Royal Ship was on a five-race winning streak in his native Brazil, capped by a victory in the Group I Estado do Rio de Janeiro in February last year, when the call came to send him to America. There was quarantine upon arrival and four months acclimating under Mandella’s care before his first U.S. start. It came on August 23, 2020 in the Del Mar Mile and resulted in a third-place finish, beaten 4 ¼ lengths by Mo Forza.

It took three more starts, all in Graded events, and the “ultimate equipment change” of being gelded before notching a victory in the Grade II Californian in April, a close second in the Grade I Hollywood Gold Cup in May and third, beaten 1 ¼-lengths by TVG Pacific Classic favorite Express Train in the San Diego Handicap on July 17.

“He has always trained like a really good horse,” Mandella said. “He’s done well, but as he got older he got a little studdish, and that that’s when we gelded him. He was having trouble in his races, but he was making his own trouble.”

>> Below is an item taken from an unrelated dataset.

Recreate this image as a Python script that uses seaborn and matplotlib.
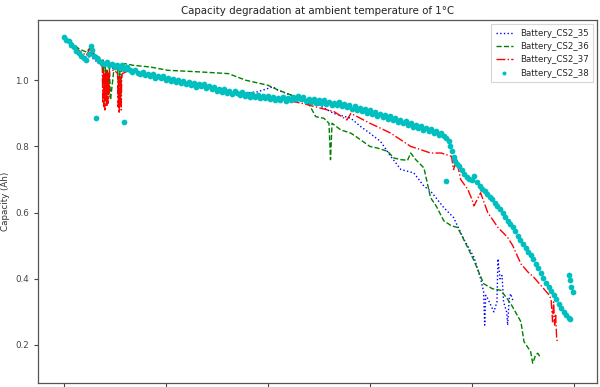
import numpy as np
import matplotlib
matplotlib.use("Agg")
import matplotlib.pyplot as plt
import seaborn as sns

sns.set_style("ticks")
plt.rcParams['font.family'] = ['DejaVu Sans']

# Battery_CS2_35 (blue, dotted)
cs35_cycle = [0, 10, 20, 30, 40, 50, 53, 58, 70, 90, 110, 130, 160, 200, 240, 270,
              290, 320, 350, 380, 400, 410, 420, 445, 468, 500, 529, 563, 582, 600,
              621, 641, 661, 686, 706, 719, 745, 764, 784, 804, 817, 823, 825, 827,
              831, 843, 849, 851, 855, 859, 862, 868, 870, 873, 876, 880]
cs35_cap = [1.13, 1.115, 1.10, 1.085, 1.07, 1.07, 1.095, 1.065, 1.05, 1.04, 1.03, 1.025,
            1.015, 1.0, 0.99, 0.985, 0.975, 0.965, 0.96, 0.965, 0.975, 0.98, 0.97, 0.955,
            0.94, 0.925, 0.90, 0.885, 0.86, 0.84, 0.815, 0.77, 0.73, 0.72, 0.68, 0.665,
            0.615, 0.585, 0.52, 0.465, 0.40, 0.36, 0.26, 0.35, 0.34, 0.30, 0.33, 0.46,
            0.40, 0.41, 0.33, 0.30, 0.26, 0.34, 0.355, 0.335]

# Battery_CS2_36 (green, dashed)
cs36_cycle = [0, 15, 30, 45, 53, 60, 73, 78, 80, 82, 84, 86, 88, 90, 92, 100, 106, 108,
              110, 112, 114, 120, 137, 170, 204, 269, 323, 357, 400, 421, 455, 480, 494,
              510, 520, 523, 526, 543, 563, 582, 600, 615, 635, 647, 661, 674, 680, 690,
              706, 719, 730, 745, 760, 772, 790, 804, 823, 840, 857, 876, 896, 902, 915,
              919, 925, 929, 935]
cs36_cap = [1.13, 1.115, 1.095, 1.085, 1.10, 1.08, 1.065, 1.06, 0.95, 1.04, 0.93, 1.03,
            0.96, 1.04, 0.94, 1.05, 1.05, 0.93, 1.04, 0.95, 1.045, 1.05, 1.045, 1.04,
            1.03, 1.025, 1.02, 1.0, 0.985, 0.97, 0.95, 0.93, 0.89, 0.885, 0.87, 0.76,
            0.87, 0.85, 0.84, 0.82, 0.80, 0.795, 0.785, 0.765, 0.76, 0.758, 0.78, 0.76,
            0.735, 0.645, 0.62, 0.575, 0.56, 0.555, 0.50, 0.455, 0.385, 0.37, 0.365,
            0.325, 0.27, 0.21, 0.18, 0.145, 0.17, 0.175, 0.16]

# Battery_CS2_37 (red, dash-dot)
cs37_cycle = [0, 15, 30, 45, 53, 60, 70, 76, 77, 78, 79, 80, 81, 82, 83, 84, 85, 86,
              87, 88, 89, 90, 92, 100, 106, 107, 108, 109, 110, 111, 112, 113, 114, 115,
              130, 160, 204, 269, 333, 400, 468, 530, 555, 563, 600, 621, 641, 680, 700,
              719, 740, 760, 764, 770, 778, 792, 800, 804, 817, 831, 851, 870, 880, 896,
              910, 921, 935, 949, 955, 958, 960, 962, 964, 966, 968]
cs37_cap = [1.13, 1.11, 1.09, 1.075, 1.10, 1.07, 1.055, 1.04, 0.93, 1.03, 0.92, 1.02,
            0.91, 1.02, 0.94, 1.03, 0.92, 1.02, 0.93, 1.02, 0.95, 1.03, 1.03, 1.03, 1.02,
            0.92, 1.01, 0.90, 1.0, 0.93, 1.01, 0.91, 1.0, 1.02, 1.03, 1.02, 1.005, 0.985,
            0.965, 0.95, 0.93, 0.905, 0.88, 0.90, 0.87, 0.855, 0.84, 0.80, 0.79, 0.78,
            0.78, 0.77, 0.73, 0.76, 0.70, 0.67, 0.64, 0.62, 0.66, 0.60, 0.555, 0.525,
            0.50, 0.445, 0.42, 0.405, 0.38, 0.355, 0.34, 0.27, 0.33, 0.26, 0.29, 0.22,
            0.205]

# Battery_CS2_38 (cyan, dots)
cs38_cycle = [0, 5, 10, 15, 20, 25, 30, 35, 40, 45, 50, 53, 55, 60, 65, 70, 75, 80, 85,
              90, 95, 100, 105, 110, 115, 120, 125, 130, 135, 140, 145, 150, 155, 160,
              165, 170, 175, 180, 185, 190, 195, 200, 205, 210, 215, 220, 225, 230, 235,
              240, 245, 250, 255, 260, 265, 270, 275, 280, 285, 290, 295, 300, 305, 310,
              315, 320, 325, 330, 335, 340, 345, 350, 355, 360, 365, 370, 375, 380, 385,
              390, 395, 400, 405, 410, 415, 420, 425, 430, 435, 440, 445, 450, 455, 460,
              465, 470, 475, 480, 485, 490, 495, 500, 505, 510, 515, 520, 525, 530, 535,
              540, 545, 550, 555, 560, 565, 570, 575, 580, 585, 590, 595, 600, 605, 610,
              615, 620, 625, 630, 635, 640, 645, 650, 655, 660, 665, 670, 675, 680, 685,
              690, 695, 700, 705, 710, 715, 720, 725, 730, 735, 740, 745, 750, 755, 758,
              761, 764, 767, 770, 775, 780, 785, 790, 795, 800, 805, 810, 815, 820, 825,
              830, 835, 840, 845, 850, 855, 860, 865, 870, 875, 880, 885, 890, 895, 900,
              905, 910, 915, 920, 925, 930, 935, 940, 945, 950, 955, 960, 965, 970, 975,
              980, 985, 990, 993,
              63, 118, 749, 990, 992, 995, 998]
cs38_cap = [1.130, 1.122, 1.118, 1.105, 1.100, 1.088, 1.082, 1.072, 1.068, 1.060, 1.078,
            1.103, 1.090, 1.072, 1.066, 1.058, 1.052, 1.048, 1.055, 1.045, 1.050, 1.040,
            1.046, 1.038, 1.045, 1.035, 1.040, 1.030, 1.024, 1.032, 1.022, 1.020, 1.026,
            1.016, 1.020, 1.012, 1.018, 1.008, 1.014, 1.006, 1.012, 1.002, 1.008, 0.998,
            1.004, 0.996, 1.002, 0.992, 0.998, 0.988, 0.995, 0.985, 0.992, 0.980, 0.988,
            0.982, 0.990, 0.976, 0.982, 0.972, 0.980, 0.968, 0.975, 0.965, 0.972, 0.962,
            0.968, 0.958, 0.966, 0.960, 0.956, 0.963, 0.952, 0.958, 0.950, 0.957, 0.948,
            0.955, 0.946, 0.952, 0.945, 0.951, 0.942, 0.949, 0.940, 0.947, 0.940, 0.949,
            0.938, 0.946, 0.940, 0.948, 0.942, 0.951, 0.943, 0.948, 0.938, 0.944, 0.935,
            0.942, 0.932, 0.939, 0.930, 0.940, 0.928, 0.934, 0.925, 0.932, 0.924, 0.933,
            0.922, 0.928, 0.918, 0.925, 0.914, 0.921, 0.910, 0.916, 0.906, 0.913, 0.902,
            0.909, 0.898, 0.904, 0.893, 0.899, 0.888, 0.894, 0.884, 0.891, 0.880, 0.885,
            0.875, 0.880, 0.870, 0.877, 0.866, 0.872, 0.860, 0.866, 0.856, 0.862, 0.851,
            0.857, 0.846, 0.853, 0.840, 0.848, 0.835, 0.842, 0.830, 0.826, 0.815, 0.800,
            0.785, 0.768, 0.755, 0.748, 0.740, 0.728, 0.718, 0.708, 0.702, 0.700, 0.712,
            0.692, 0.680, 0.672, 0.664, 0.656, 0.648, 0.640, 0.628, 0.620, 0.610, 0.600,
            0.588, 0.576, 0.566, 0.555, 0.545, 0.530, 0.518, 0.505, 0.492, 0.482, 0.472,
            0.460, 0.445, 0.432, 0.418, 0.402, 0.388, 0.375, 0.362, 0.350, 0.338, 0.325,
            0.312, 0.300, 0.290, 0.282, 0.278,
            0.885, 0.875, 0.695, 0.41, 0.395, 0.375, 0.36]

fig = plt.figure(figsize=(6.0, 3.87), dpi=100)
ax = fig.add_axes([0.0633, 0.0103, 0.9317, 0.938])

sns.lineplot(x=cs35_cycle, y=cs35_cap, color="b", linestyle=":", linewidth=1.0,
             estimator=None, sort=False, label="Battery_CS2_35", ax=ax)
sns.lineplot(x=cs36_cycle, y=cs36_cap, color="g", linestyle="--", linewidth=1.0,
             estimator=None, sort=False, label="Battery_CS2_36", ax=ax)
sns.lineplot(x=cs37_cycle, y=cs37_cap, color="r", linestyle="-.", linewidth=1.0,
             estimator=None, sort=False, label="Battery_CS2_37", ax=ax)
sns.scatterplot(x=cs38_cycle, y=cs38_cap, color="c", s=17, linewidth=0,
                label="Battery_CS2_38", ax=ax, zorder=3)

ax.set_xlim(-50, 1045)
ax.set_ylim(0.085, 1.182)
ax.set_xticks([0, 200, 400, 600, 800, 1000])
ax.set_xticklabels([])
ax.set_yticks([0.2, 0.4, 0.6, 0.8, 1.0])
ax.tick_params(labelsize=6.3, colors="#444444", length=3, width=0.8)
for sp in ax.spines.values():
    sp.set_color("#555555")
    sp.set_linewidth(0.9)

ax.set_title("Capacity degradation at ambient temperature of 1°C", fontsize=7.4,
             color="#222222", pad=4)
ax.set_ylabel("Capacity (Ah)", fontsize=6.3, color="#333333", labelpad=4)
ax.set_xlabel("")

leg = ax.legend(loc="upper right", fontsize=6.2, frameon=True, fancybox=False,
                handlelength=2.0, borderpad=0.5, labelspacing=0.5, markerscale=0.7)
leg.get_frame().set_edgecolor("#cccccc")
leg.get_frame().set_linewidth(0.8)

fig.savefig("out.png", dpi=100)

Smith has been a co-contributor through the work-in-progress stage with Royal Ship

And now speaks with enthusiasm about the horse.

“When he first came over, he was not a very mature horse,” Smith said. “He would never stand straight in the gate, didn’t break that well. All his races had been on turf and we thought of him as a turf horse at first.

“His first few races here were good, but he wasn’t really giving his all. I knew there was more left in him. We wound up gelding him and it made a difference. He’s been standing in the gate well, jumping really well and he hasn’t run a bad race since.

“The horse is really coming around at the right time and he has really found a home and a place to excel at the mile-and-an-eighth to mile-and-a-quarter distance.”

With Smith in the irons, Royal Ship breezed a half-mile in :47.80 last Monday in his final TVG Pacific Classic tune-up

“He was in the bridle, wanting to do it and finished strong,” Smith said. “Hopefully he’ll get a good run, do what I believe he can do and combine for a fifth win apiece.”

For the first-time TVG Pacific Classic combination of Smith and Mandella.